Bill Evans • The Bill Evans Album

Columbia/Speakers Corner C 30855
180-gram LP
1971/2015

Music

Sound

Wayne Shorter • Native Dancer

Columbia/Speakers Corner PC 33418
180-gram LP
1974/2015

Music

Sound

by Dennis Davis | March 26, 2016

t's ironic that the early 1970s was a time when American filmmaking approached an apotheosis, while jazz, which featured prominently in the soundtracks of many of the greatest films of the era, struggled to remain relevant. Two jazz artists who survived the crushing blow delivered by pop music in the 1960s, and perhaps were made stronger by it, were Bill Evans and Wayne Shorter. Evans thrived by sticking to his roots -- a piano trio that evolved through a succession of sidemen. Contrasted to Evans’ almost micro-adjustments to form, Shorter switched styles dramatically. However, unlike much of the jazz fusion recorded by artists looking to capture the youth-driven music market, Shorter helped create some of the freshest-sounding music of the 1970s, music that holds up well in the 21st century.

Bill Evans’ prime recording period was 1958 through 1961, during which he recorded his classic Riverside sessions with Scott LaFaro and Paul Motion, and appeared as a sideman on such classics as Kind of Blue and The Blues and the Abstract Truth. Many record collectors stop right there, but music lovers cherish Evans’ work after Scott LaFaro’s death, despite the fact that he moved on to less-collectable labels.

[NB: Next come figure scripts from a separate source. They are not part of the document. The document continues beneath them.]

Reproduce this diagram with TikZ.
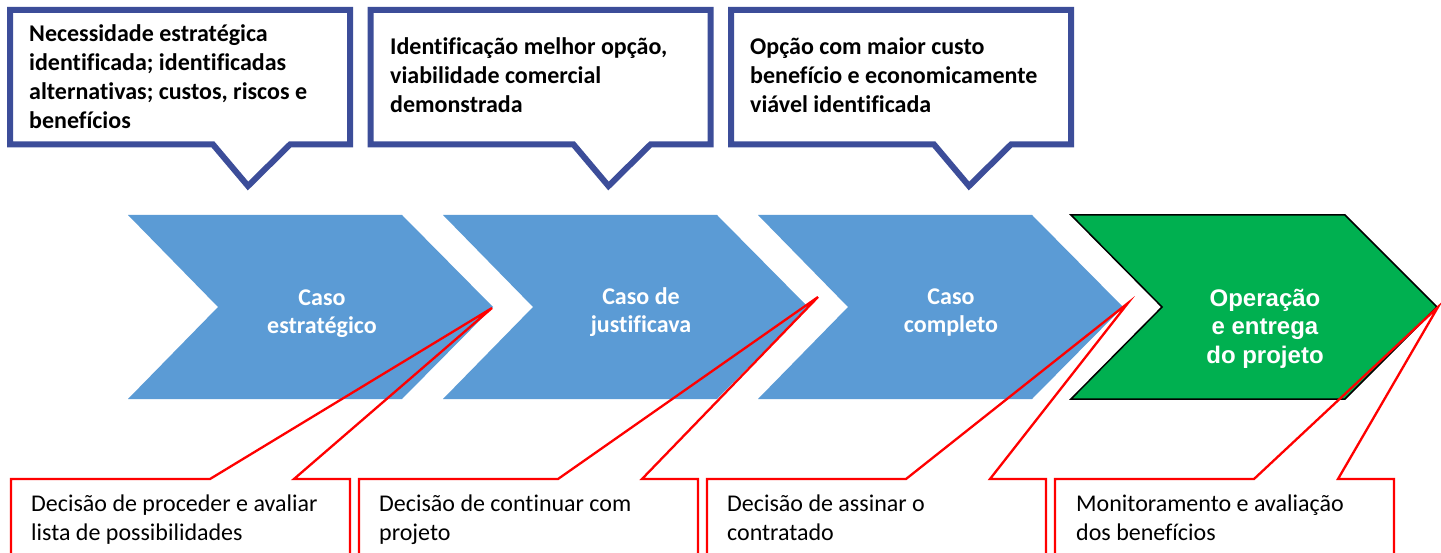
\documentclass[tikz,border=0pt]{standalone}
\usepackage{fontspec}
\setmainfont{Carlito}[Ligatures=NoCommon]
\newfontfamily\arialf{Liberation Sans}
\definecolor{chev}{HTML}{5B9BD5}
\definecolor{chevg}{HTML}{00B050}
\definecolor{cblue}{RGB}{60,77,153}
\definecolor{cred}{RGB}{255,0,0}
\tikzset{
  chevshape/.style={fill=chev},
  chevtext/.style={text=white, font=\fontsize{24}{28}\selectfont\bfseries, align=center, inner sep=0pt, anchor=base},
  greentext/.style={text=white, font=\arialf\fontsize{24}{28.5}\selectfont\bfseries, align=center, inner sep=0pt, anchor=base},
  topbox/.style={draw=cblue, fill=white, line width=6pt, line join=miter},
  toptext/.style={font=\fontsize{24}{28.7}\selectfont\bfseries, align=left, inner sep=0pt, anchor=base west},
  botbox/.style={draw=cred, line width=2.3pt, line join=miter},
  bottext/.style={font=\fontsize{24}{29}\selectfont, align=left, inner sep=0pt, anchor=base west},
}
\begin{document}
\begin{tikzpicture}[x=1pt,y=-1pt]
\clip (0,0) rectangle (1441,553);
\fill[white] (0,0) rectangle (1441,553);
% chevrons
\foreach \lx in {128,443,758}{
  \fill[chevshape] (\lx,215) -- (\lx+274,215) -- (\lx+365,307) -- (\lx+274,399) -- (\lx,399) -- (\lx+90,307) -- cycle;
}
\filldraw[fill=chevg, draw=black, line width=1.5pt, line join=miter] (1071,215) -- (1345,215) -- (1437,307) -- (1345,399) -- (1071,399) -- (1162,307) -- cycle;
\coordinate (tipA) at (492,308);
\coordinate (tipB) at (818,297);
\coordinate (tipC) at (1128,303);
\coordinate (tipD) at (1438,307);
% chevron texts (anchored at the baseline of the last line)
\node[chevtext] (c1) at (322,334) {Caso\\estratégico};
\node[chevtext] (c2) at (641,333) {Caso de\\justificava};
\node[chevtext] (c3) at (951,333) {Caso\\completo};
\node[greentext] (c4) at (1265,363) {Operação\\e entrega\\do projeto};
% top callouts
\foreach \l in {10,370.5,731}{
  \draw[topbox] (\l,10) -- (\l+340,10) -- (\l+340,144.5) -- (\l+280,144.5) -- (\l+238,186) -- (\l+203,144.5) -- (\l,144.5) -- cycle;
}
\node[toptext] (t1) at (29,128.1) {Necessidade estratégica\\identificada; identificadas\\alternativas; custos, riscos e\\benefícios};
\node[toptext] (t2) at (390,112.4) {Identificação melhor opção,\\viabilidade comercial\\demonstrada};
\node[toptext] (t3) at (750,112.4) {Opção com maior custo\\benefício e economicamente\\viável identificada};
% bottom callouts
\foreach \l/\t in {11/tipA,359/tipB,707/tipC,1055/tipD}{
  \draw[botbox] (\l,620) -- (\l,479) -- (\l+199,479) -- (\t) -- (\l+283,479) -- (\l+339,479) -- (\l+339,620);
}
\node[bottext] (b1) at (31,540) {Decisão de proceder e avaliar\\lista de possibilidades};
\node[bottext] (b2) at (379,540) {Decisão de continuar com\\projeto};
\node[bottext] (b3) at (727,540) {Decisão de assinar o\\contratado};
\node[bottext] (b4) at (1076,540) {Monitoramento e avaliação\\dos benefícios};
\end{tikzpicture}
\end{document}
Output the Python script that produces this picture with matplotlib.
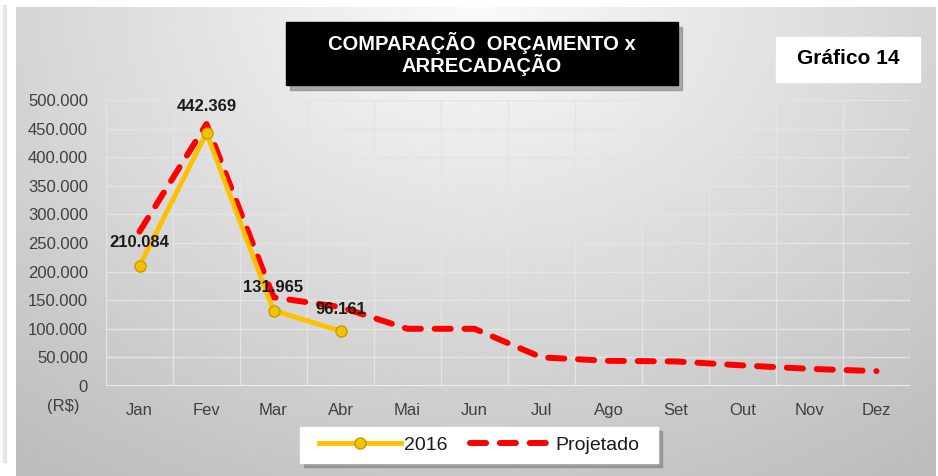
import numpy as np
import matplotlib.pyplot as plt
from matplotlib.patches import Rectangle
from matplotlib.ticker import FuncFormatter

plt.rcParams['font.family'] = ['Liberation Sans', 'DejaVu Sans']

meses = ["Jan", "Fev", "Mar", "Abr", "Mai", "Jun", "Jul", "Ago", "Set", "Out", "Nov", "Dez"]
real_2016 = [210084, 442369, 131965, 96161]
projetado = [270000, 458000, 155000, 138000, 100000, 100000, 50000, 44000, 43000, 36000, 30000, 26000]
rotulos = ["210.084", "442.369", "131.965", "96.161"]

W, H = 938, 476
fig = plt.figure(figsize=(W / 100, H / 100), dpi=100)
fig.patch.set_facecolor("white")

# gray gradient panel behind the chart
bg = fig.add_axes([16 / W, 0, (935 - 16) / W, 1 - 7 / H], zorder=0)
yy, xx = np.mgrid[0:1:200j, 0:1:400j]
d = np.sqrt(((xx - 0.5) / 0.75) ** 2 + (yy / 1.1) ** 2)
shade = np.clip(0.98 - 0.22 * d, 0.74, 1.0)
bg.imshow(shade, cmap="gray", vmin=0, vmax=1, aspect="auto", extent=[0, 1, 1, 0])
bg.axis("off")

# left border line
fig.add_artist(Rectangle((3 / W, 0.03), 3 / W, 0.96, transform=fig.transFigure,
                         color="#e6e6e6", zorder=0))

ax = fig.add_axes([106 / W, 1 - 386 / H, (910 - 106) / W, (386 - 100) / H], zorder=2)
ax.patch.set_alpha(0)
x = np.arange(len(meses))
ax.set_xlim(-0.5, 11.5)
ax.set_ylim(0, 500000)
ax.set_yticks(np.arange(0, 500001, 50000))
ax.yaxis.set_major_formatter(FuncFormatter(lambda v, p: f"{int(v):,}".replace(",", ".")))
ax.set_xticks(x)
ax.set_xticklabels(meses)
ax.set_xticks(np.arange(-0.5, 12, 1), minor=True)
ax.grid(True, which="major", axis="y", color="#e4e4e4", lw=1)
ax.grid(True, which="minor", axis="x", color="#e4e4e4", lw=1)
ax.tick_params(which="both", length=0, labelsize=12, labelcolor="#404040")
ax.tick_params(axis="x", pad=12)
ax.tick_params(axis="y", pad=13)
for s in ax.spines.values():
    s.set_visible(False)
ax.axhline(0, color="#f2f2f2", lw=2)
ax.set_axisbelow(True)

ax.plot(x, projetado, color="#ff0000", lw=4.3, dashes=(2.7, 2.3),
        dash_capstyle="round", solid_capstyle="round", label="Projetado", zorder=3)
ax.plot(x[:len(real_2016)], real_2016, color="#ffc000", lw=3.5, marker="o", ms=8,
        mfc="#f2c200", mec="#c89a00", mew=1, label="2016", zorder=4)

offs = [(0, 27000), (0, 34000), (0, 28000), (0, 24000)]
for i, (v, t) in enumerate(zip(real_2016, rotulos)):
    ax.text(i + offs[i][0], v + offs[i][1], t, ha="center", va="bottom",
            fontsize=12, fontweight="bold", color="#1a1a1a", zorder=5)

fig.text(63 / W, 1 - 407 / H, "(R$)", ha="center", va="center", fontsize=12, color="#404040")

# title box with shadow
fig.add_artist(Rectangle((290 / W, 1 - 90 / H), 392 / W, 63 / H, transform=fig.transFigure,
                         color="#7f7f7f", alpha=0.6, zorder=3))
fig.add_artist(Rectangle((286 / W, 1 - 85 / H), 392 / W, 63 / H, transform=fig.transFigure,
                         color="black", zorder=4))
fig.text(482 / W, 1 - 54 / H, "COMPARAÇÃO  ORÇAMENTO x\nARRECADAÇÃO", ha="center", va="center",
         fontsize=14.5, fontweight="bold", color="white", linespacing=0.95, zorder=5)

fig.add_artist(Rectangle((776 / W, 1 - 82 / H), 144 / W, 45 / H, transform=fig.transFigure,
                         color="white", zorder=4))
fig.text(848 / W, 1 - 59 / H, "Gráfico 14", ha="center", va="center", fontsize=15,
         fontweight="bold", color="black", zorder=5)

# legend box with shadow
fig.add_artist(Rectangle((304 / W, 1 - 467 / H), 358 / W, 36 / H, transform=fig.transFigure,
                         color="#7f7f7f", alpha=0.6, zorder=3))
fig.add_artist(Rectangle((300 / W, 1 - 463 / H), 358 / W, 36 / H, transform=fig.transFigure,
                         color="white", zorder=4))
h, l = ax.get_legend_handles_labels()
leg = fig.legend(h[::-1], l[::-1], loc="center", bbox_to_anchor=(479 / W, 1 - 445 / H), ncol=2,
                 fontsize=14, frameon=False, handlelength=4.2, columnspacing=1.2,
                 handletextpad=0.15, borderpad=0.2)
leg.set_zorder(5)
for t in leg.get_texts():
    t.set_color("#1a1a1a")

fig.savefig("out.png", dpi=100)
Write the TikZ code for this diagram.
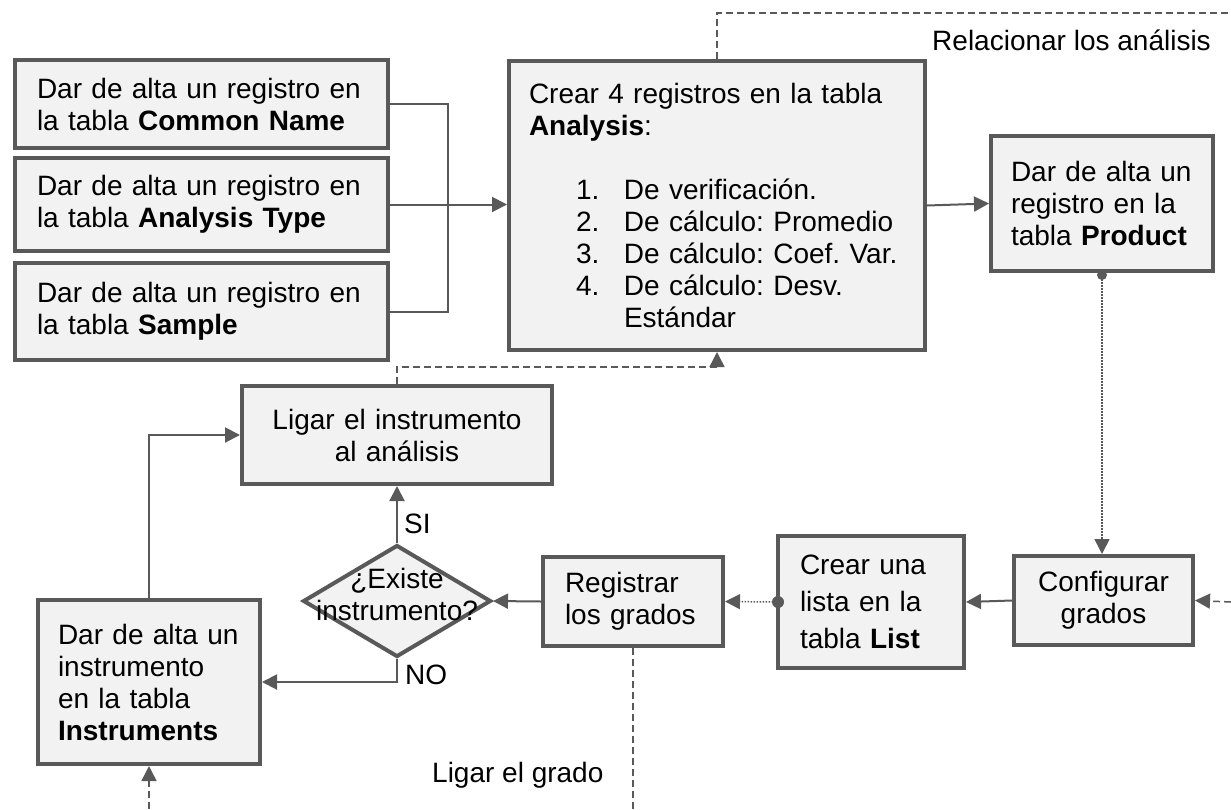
\documentclass[tikz,border=0pt]{standalone}
\usepackage{fontspec}
\setmainfont{Liberation Sans}
\usetikzlibrary{arrows.meta,shapes.geometric}
\definecolor{lineg}{RGB}{89,89,89}
\definecolor{fillg}{RGB}{242,242,242}
\begin{document}
\frenchspacing
\begin{tikzpicture}[x=1pt,y=-1pt,
 box/.style={draw=lineg, fill=fillg, line width=4pt, anchor=north west, inner xsep=22pt, inner ysep=0pt, font=\fontsize{28}{32}\selectfont, align=left},
 cbox/.style={box, align=center},
 lbl/.style={font=\fontsize{28}{32}\selectfont, inner sep=0pt},
 tip/.style={-{Triangle[length=15pt,width=15pt]}},
 conn/.style={draw=lineg, line width=2pt},
 dashln/.style={draw=lineg, line width=1.5pt, dash pattern=on 7pt off 4pt},
 dotln/.style={draw=lineg, line width=1.5pt, dash pattern=on 1.5pt off 1.5pt},
]
\useasboundingbox (0,0) rectangle (1231,809);

% boxes
\node[box, minimum width=373pt, minimum height=88pt, text width=329pt] (cn) at (13,58) {Dar de alta un registro en\\la tabla \textbf{Common Name}};
\node[box, minimum width=373pt, minimum height=93pt, text width=329pt] (at) at (13,156) {Dar de alta un registro en\\la tabla \textbf{Analysis Type}};
\node[box, minimum width=373pt, minimum height=97pt, text width=329pt] (sm) at (13,261) {Dar de alta un registro en\\la tabla \textbf{Sample}};
\node[box, inner xsep=20pt, minimum width=416pt, minimum height=289pt, text width=376pt] (an) at (507,59) {Crear 4 registros en la tabla\\
\textbf{Analysis}:\\[32pt]
\hspace*{47pt}\makebox[48pt][l]{1.}De verificación.\\
\hspace*{47pt}\makebox[48pt][l]{2.}De cálculo: Promedio\\
\hspace*{47pt}\makebox[48pt][l]{3.}De cálculo: Coef. Var.\\
\hspace*{47pt}\makebox[48pt][l]{4.}De cálculo: Desv.\\
\hspace*{95pt}Estándar};
\node[box, inner xsep=20pt, minimum width=222pt, minimum height=135pt, text width=182pt] (pr) at (989,134) {Dar de alta un\\registro en la\\tabla \textbf{Product}};
\node[cbox, minimum width=310pt, minimum height=98pt, text width=266pt] (lg) at (240,384) {Ligar el instrumento\\al análisis};
\node[box, inner xsep=20pt, minimum width=222pt, minimum height=164pt, text width=182pt] (in) at (36,598) {Dar de alta un\\instrumento\\en la tabla\\\textbf{Instruments}};
\node[box, minimum width=180pt, minimum height=89pt, text width=136pt] (rg) at (541,555) {Registrar\\los grados};
\node[box, minimum width=186pt, minimum height=132pt, text width=142pt, font=\fontsize{28}{37}\selectfont] (ls) at (776,534) {Crear una\\lista en la\\tabla \textbf{List}};
\node[cbox, minimum width=179pt, minimum height=89pt, text width=135pt] (cf) at (1012,554) {Configurar\\grados};
\node[diamond, draw=lineg, fill=fillg, line width=4pt, minimum width=188pt, minimum height=112pt, inner sep=0pt] (dia) at (397,601) {};
\node[lbl, align=center] (diat) at (397,594) {¿Existe\\instrumento?};

% connectors
\coordinate (jx) at (448,205);
\draw[conn] (cn.east) -| (jx) |- (sm.east);
\draw[conn,tip] (at.east) -- (at.east -| an.west);
\draw[conn,tip] (an.east) -- (pr.west);
\coordinate (rtop) at (1231,13);
\draw[dashln] (an.north) |- (rtop);
\node[lbl, anchor=base east] (rel) at (1211,50) {Relacionar los análisis};
\draw[dotln,tip] (pr.south) -- (pr.south |- cf.north);
\fill[lineg] ([yshift=-2pt]pr.south) circle (5pt);
\coordinate (rmid) at (1231,602);
\draw[dashln,tip] (rmid) -- (cf.east);
\draw[conn,tip] (cf.west) -- (ls.east);
\draw[dotln,tip] (ls.west) -- (rg.east);
\fill[lineg] ([xshift=2pt]ls.west) circle (6pt);
\draw[conn,tip] (rg.west) -- (dia.east);
\draw[conn,tip] (dia.north) -- (lg.south);
\node[lbl, anchor=base west] (si) at (404,533) {SI};
\draw[conn,tip] (dia.south) |- (in.east);
\node[lbl, anchor=base west] (no) at (405,684) {NO};
\draw[conn,tip] (in.north) |- (lg.west);
\coordinate (k1) at (397,367);
\draw[dashln,tip] (lg.north) -- (k1) -| (an.south);
\coordinate (rb) at (633,809);
\draw[dashln] (rg.south) -- (rb);
\coordinate (ib) at (149,809);
\draw[dashln,tip] (ib) -- (in.south);
\node[lbl, anchor=base west] (lgr) at (432,782) {Ligar el grado};
\end{tikzpicture}
\end{document}
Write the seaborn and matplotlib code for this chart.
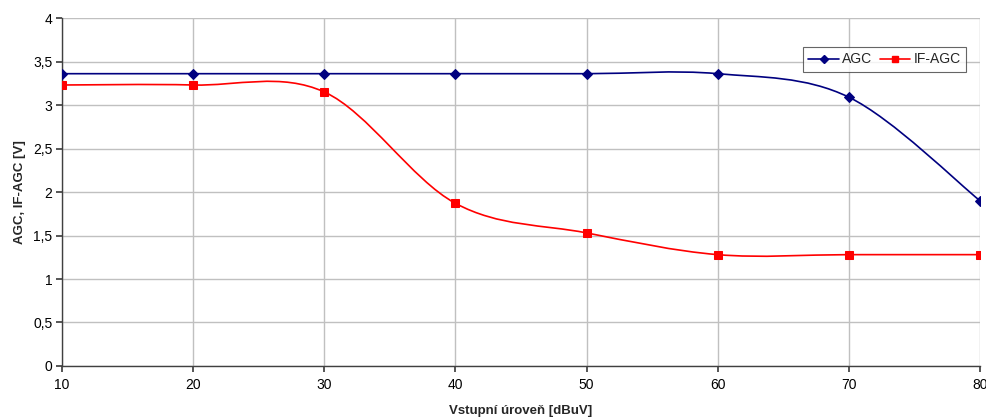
import numpy as np
import pandas as pd
import seaborn as sns
import matplotlib.pyplot as plt
from matplotlib.path import Path
from matplotlib.patches import PathPatch
from matplotlib.lines import Line2D

# data
levels = [10, 20, 30, 40, 50, 60, 70, 80]
agc = [3.36, 3.36, 3.36, 3.36, 3.36, 3.36, 3.09, 1.90]
if_agc = [3.23, 3.23, 3.15, 1.87, 1.53, 1.28, 1.28, 1.28]
x_ticks = [10, 20, 30, 40, 50, 60, 70, 80]
y_ticks = [0, 0.5, 1, 1.5, 2, 2.5, 3, 3.5, 4]
y_labels = ["0", "0,5", "1", "1,5", "2", "2,5", "3", "3,5", "4"]

sns.set_theme(style="whitegrid")
plt.rcParams["font.family"] = ["Liberation Sans", "DejaVu Sans"]


def smooth_path(xs, ys):
    # excel-like smoothed line: catmull-rom segments as cubic bezier
    p = np.column_stack([xs, ys]).astype(float)
    verts = [p[0]]
    codes = [Path.MOVETO]
    n = len(p)
    for i in range(n - 1):
        p0 = p[i - 1] if i > 0 else p[i]
        p3 = p[i + 2] if i + 2 < n else p[i + 1]
        c1 = p[i] + (p[i + 1] - p0) / 6
        c2 = p[i + 1] - (p3 - p[i]) / 6
        verts += [c1, c2, p[i + 1]]
        codes += [Path.CURVE4] * 3
    return Path(verts, codes)


df = pd.DataFrame({"level": levels, "AGC": agc, "IF-AGC": if_agc})

fig = plt.figure(figsize=(9.86, 4.19), dpi=100)
ax = fig.add_axes([0.0629, 0.1265, 0.931, 0.8305])

series = [("AGC", "#000080", "D", 5), ("IF-AGC", "#ff0000", "s", 5.5)]
for name, color, marker, ms in series:
    ax.add_patch(PathPatch(smooth_path(df["level"], df[name]), fill=False,
                           edgecolor=color, lw=1.2, zorder=3))
    sns.lineplot(data=df, x="level", y=name, ax=ax, color=color, marker=marker,
                 markersize=ms, markeredgecolor=color, linestyle="", zorder=4)

ax.set_xlim(10, 80)
ax.set_ylim(0, 4)
ax.set_xticks(x_ticks)
ax.set_yticks(y_ticks)
ax.set_yticklabels(y_labels)
ax.grid(True, color="#c0c0c0", lw=1)
ax.set_facecolor("white")
for s in ["top", "right"]:
    ax.spines[s].set_visible(False)
for s in ["left", "bottom"]:
    ax.spines[s].set_color("#404040")
    ax.spines[s].set_linewidth(1)
ax.tick_params(axis="y", left=True, length=4, color="#404040", labelsize=10,
               labelcolor="black", pad=3)
ax.tick_params(axis="x", bottom=True, length=4, color="#404040", labelsize=10,
               labelcolor="black", pad=5)

ax.set_xlabel("Vstupní úroveň [dBuV]", fontsize=9.5, fontweight="bold", labelpad=9)
ax.set_ylabel("AGC, IF-AGC [V]", fontsize=9.5, fontweight="bold", labelpad=5)

handles = [Line2D([], [], color=c, marker=m, markersize=ms - 0.5, lw=1.2)
           for _, c, m, ms in series]
leg = ax.legend(handles, [s[0] for s in series], loc="upper right",
                bbox_to_anchor=(0.985, 0.917), ncol=2, fontsize=10, frameon=True,
                fancybox=False, handlelength=2.2, columnspacing=0.5,
                handletextpad=0.25, borderpad=0.4, borderaxespad=0)
leg.get_frame().set_edgecolor("#404040")
leg.get_frame().set_linewidth(0.8)

fig.savefig("out.png", dpi=100)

In 1966, Evans brought in Eddie Gómez as his bassist, and over the next decade he recorded many of his best albums, winning numerous Grammy Awards in the process. Among these is The Bill Evans Album on Columbia, with Gómez and Marty Morrell on drums. Evans tips his hat to the 1970s by playing both a Steinway piano and Fender Rhodes electric piano. Playing a set of entirely self-penned originals, Evans for the first time integrates the Fender Rhodes sound into his piano trio. He does so without being trendy, sounding all the world as if piano trios had always used electric piano. The session was recorded at Columbia's 30th Street Studio in mid-1971 by engineer Pete Weiss, and the sound captured, as remastered by Speakers Corner, represents some of Columbia’s best work of the period.

Like Evans, Wayne Shorter spent the 1960s recording a series of masterpieces, including his classic Blue Note releases and his appearance as a sideman with the Miles Davis Quintet. How could Shorter possibly match this going forward? One response was to become part of Weather Report, a jazz super group that released an album a year throughout the 1970s, setting the bar for great jazz-fusion music. Shorter also continued recording as a solo artist, and Native Dancer was his first LP cut for Columbia after leaving Blue Note in 1970 (the 1974 Blue Note release Motto Grosso Feio had been recorded in 1970). The 1974 session is one of Shorter’s best albums, but it was also the last really great solo album he cut for nearly twenty years. Instead, he focused his efforts on Weather Report, touring with V.S.O.P (a Miles Davis throwback group), recording albums with Joni Mitchell, and the odd sideman job with Santana and Steely Dan.

Like the Weather Report albums, Native Dancer is heavily informed by Brazilian music. Weather Report member Airto Moreira joins Herbie Hancock and other lesser-known sidemen, but it’s Brazilian superstar Milton Nascimento who sets the tone for the album, writing half the songs, playing guitar and adding vocals. There is not a moment that is not exciting on this album, and it belongs among any top-ten list of essential Shorter releases. Native Dancer was recorded at Village Recorders in Los Angeles by Robert Fragoni and mastered by Wally Traugott at Capitol Recording Studios, and the sound is quite good. Indeed, for those familiar with the disappointing sonics of Shorter’s musically excellent CDs on Verve, this will sound like an audiophile recording.

Columbia does not lend out its master tapes to European labels like Speakers Corner, so it’s safe to assume that both of these reissues derive from tapes at least one step removed from the masters. The early 1970s were not the apex of mastering or pressing at Columbia -- or most other record labels. Comparison to originals of both releases suggests that little or nothing was lost in the process. Indeed, comparing Native Dancer to both a white-label promo and to an original test pressing, I hear little difference, with the exception that the beautiful disc from Speakers Corner is a much quieter pressing.